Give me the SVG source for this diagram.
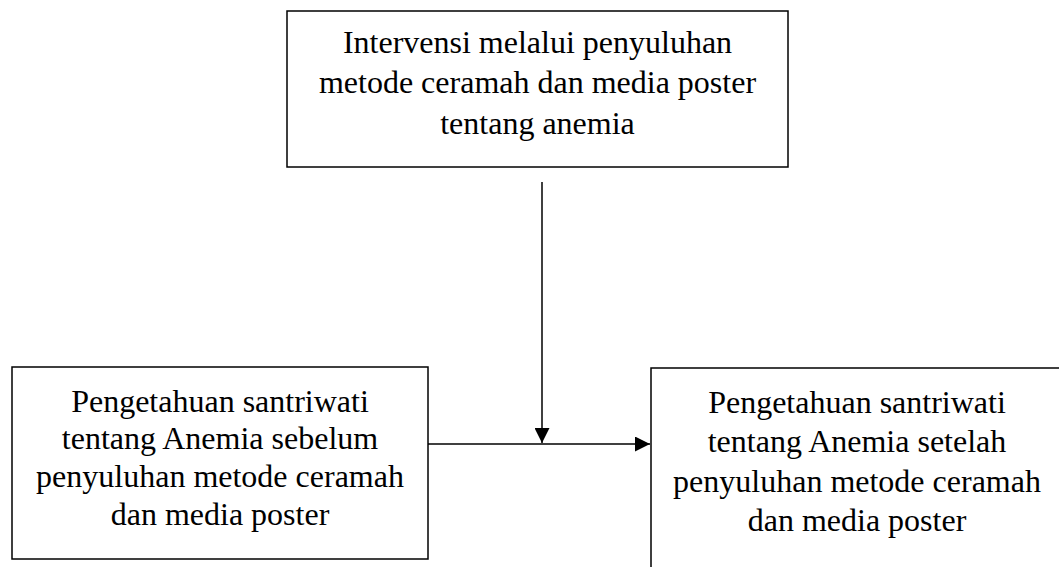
<svg xmlns="http://www.w3.org/2000/svg" width="1059" height="567" viewBox="0 0 1059 567">
<style>
.box{fill:#fff;stroke:#000;stroke-width:1.5}
.t{font-family:"Liberation Serif","Times New Roman",serif;font-size:32px;fill:#000;text-anchor:middle}
.c{stroke:#000;stroke-width:1.5;fill:none}
</style>
<defs>
<marker id="ah" viewBox="0 0 15 15" refX="15" refY="7.5" markerWidth="15" markerHeight="15" markerUnits="userSpaceOnUse" orient="auto">
<path d="M0,0 L15,7.5 L0,15 Z" fill="#000"/>
</marker>
</defs>
<rect width="1059" height="567" fill="#fff"/>
<g id="node-intervensi">
<rect class="box" x="287" y="11" width="501" height="156"/>
<text class="t" x="537.5" y="53">Intervensi melalui penyuluhan</text>
<text class="t" x="537.5" y="93">metode ceramah dan media poster</text>
<text class="t" x="537.5" y="134">tentang anemia</text>
</g>
<g id="node-sebelum">
<rect class="box" x="12" y="367" width="416" height="192"/>
<text class="t" x="220" y="412">Pengetahuan santriwati</text>
<text class="t" x="220" y="449">tentang Anemia sebelum</text>
<text class="t" x="220" y="487">penyuluhan metode ceramah</text>
<text class="t" x="220" y="525">dan media poster</text>
</g>
<g id="node-setelah">
<rect class="box" x="651" y="368" width="420" height="220"/>
<text class="t" x="857" y="413">Pengetahuan santriwati</text>
<text class="t" x="857" y="452">tentang Anemia setelah</text>
<text class="t" x="857" y="492">penyuluhan metode ceramah</text>
<text class="t" x="857" y="531">dan media poster</text>
</g>
<g id="connectors">
<line class="c" x1="542" y1="182" x2="542" y2="443" marker-end="url(#ah)"/>
<line class="c" x1="428" y1="444" x2="650" y2="444" marker-end="url(#ah)"/>
</g>
</svg>
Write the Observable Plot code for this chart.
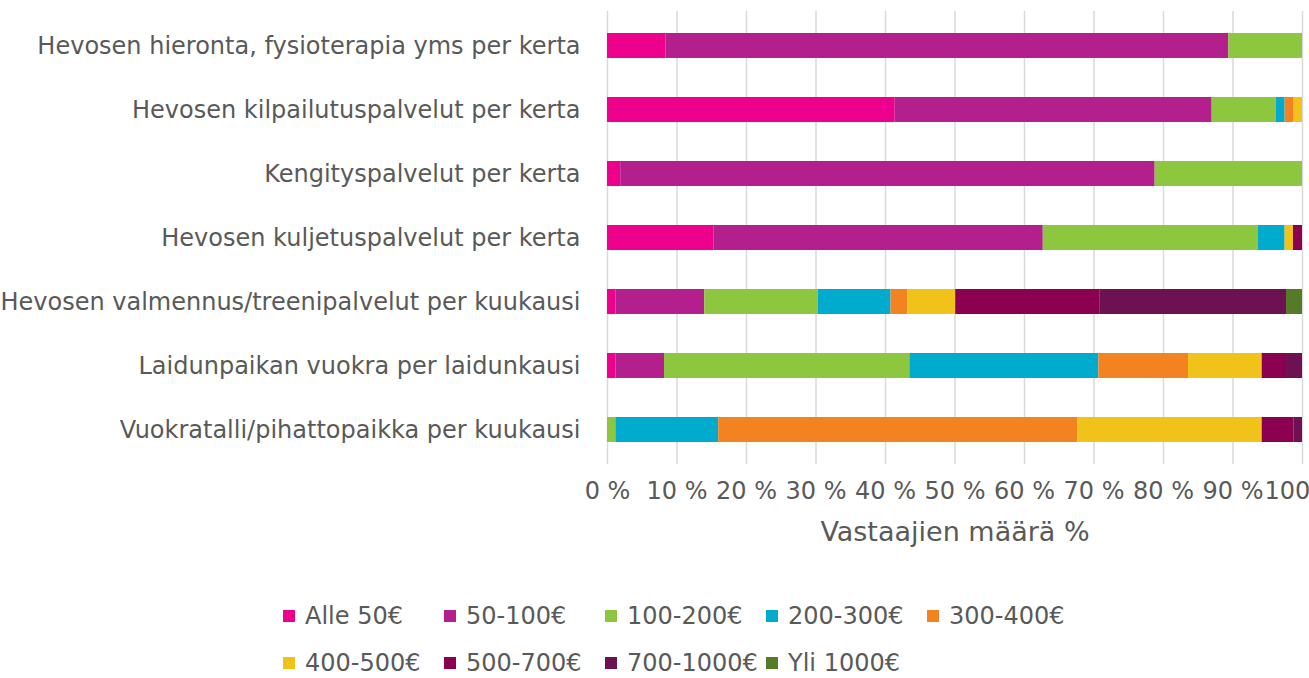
<!DOCTYPE html>
<html>
<head>
<meta charset="utf-8">
<script src="https://cdn.jsdelivr.net/npm/d3@7"></script>
<script src="https://cdn.jsdelivr.net/npm/@observablehq/plot@0.6"></script>
<style>
  html, body { margin: 0; padding: 0; background: #fff; overflow: hidden; }
  body { width: 1309px; height: 678px; font-family: "DejaVu Sans", Verdana, sans-serif; }
  #legend {
    display: grid;
    grid-template-columns: repeat(5, 161px);
    grid-auto-rows: 47.5px;
    margin-left: 283px;
    padding-top: 18px;
    font-size: 24px;
    color: #595959;
  }
  .item { display: flex; align-items: center; white-space: nowrap; }
  .sw { width: 12px; height: 12px; margin-right: 10px; flex: none; }
</style>
</head>
<body>
<div id="chart"></div>
<div id="legend"></div>
<script>
// Categories, top to bottom
const categories = [
  "Hevosen hieronta, fysioterapia yms per kerta",
  "Hevosen kilpailutuspalvelut per kerta",
  "Kengityspalvelut per kerta",
  "Hevosen kuljetuspalvelut per kerta",
  "Hevosen valmennus/treenipalvelut per kuukausi",
  "Laidunpaikan vuokra per laidunkausi",
  "Vuokratalli/pihattopaikka per kuukausi"
];

// Series names and colours
const seriesNames = ["Alle 50€", "50-100€", "100-200€", "200-300€", "300-400€", "400-500€", "500-700€", "700-1000€", "Yli 1000€"];
const seriesColors = ["#ec008c", "#b41f8e", "#8dc63f", "#00abce", "#f38321", "#f0c21a", "#8b004f", "#6d1152", "#567a25"];

// Values (% of respondents), one array per series, in category order
const alle50    = [8.4, 41.4, 1.9, 15.3, 1.2, 1.2, 0];
const e50_100   = [81.0, 45.6, 76.9, 47.4, 12.8, 7.0, 0];
const e100_200  = [10.6, 9.2, 21.2, 30.9, 16.3, 35.3, 1.2];
const e200_300  = [0, 1.3, 0, 3.9, 10.5, 27.2, 14.8];
const e300_400  = [0, 1.3, 0, 0, 2.4, 12.9, 51.7];
const e400_500  = [0, 1.2, 0, 1.2, 6.9, 10.6, 26.5];
const e500_700  = [0, 0, 0, 1.3, 20.8, 3.5, 4.6];
const e700_1000 = [0, 0, 0, 0, 26.8, 2.3, 1.2];
const yli1000   = [0, 0, 0, 0, 2.3, 0, 0];

// X tick values
const xTicks = [0, 10, 20, 30, 40, 50, 60, 70, 80, 90, 100];
const xTitle = "Vastaajien määrä %";

const seriesValues = [alle50, e50_100, e100_200, e200_300, e300_400, e400_500, e500_700, e700_1000, yli1000];
const table = seriesNames.flatMap((s, i) =>
  categories.map((c, j) => ({series: s, category: c, value: seriesValues[i][j]}))
);

const chart = Plot.plot({
  width: 1309,
  height: 574,
  marginLeft: 607,
  marginRight: 7,
  marginTop: 11,
  marginBottom: 110,
  style: {fontFamily: '"DejaVu Sans", Verdana, sans-serif', color: "#595959", background: "#fff", overflow: "visible"},
  x: {domain: [0, 100]},
  y: {domain: categories, paddingInner: 0.613, paddingOuter: 0.3065},
  color: {domain: seriesNames, range: seriesColors},
  marks: [
    Plot.ruleX(xTicks, {stroke: "#d9d9d9", strokeWidth: 1.5}),
    Plot.barX(table, Plot.stackX({x: "value", y: "category", fill: "series", order: null})),
    Plot.axisY({tickSize: 0, tickPadding: 27, fontSize: 24, fill: "#595959", label: null}),
    Plot.axisX({ticks: xTicks, tickFormat: d => `${d} %`, tickSize: 0, tickPadding: 17, fontSize: 24, fill: "#595959", label: null}),
    Plot.text([xTitle], {frameAnchor: "bottom", dy: 76, fontSize: 27, fill: "#595959"})
  ]
});
document.getElementById("chart").appendChild(chart);

const legend = document.getElementById("legend");
seriesNames.forEach((s, i) => {
  const item = document.createElement("div");
  item.className = "item";
  const sw = document.createElement("span");
  sw.className = "sw";
  sw.style.background = seriesColors[i];
  const t = document.createElement("span");
  t.textContent = s;
  item.appendChild(sw);
  item.appendChild(t);
  legend.appendChild(item);
});
</script>
</body>
</html>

============================================================

**AIM:** Each line in the material either holds the string "chart" or does not. State how many do, and nothing else.

**RESPONSE TO THE EXERCISE:** 4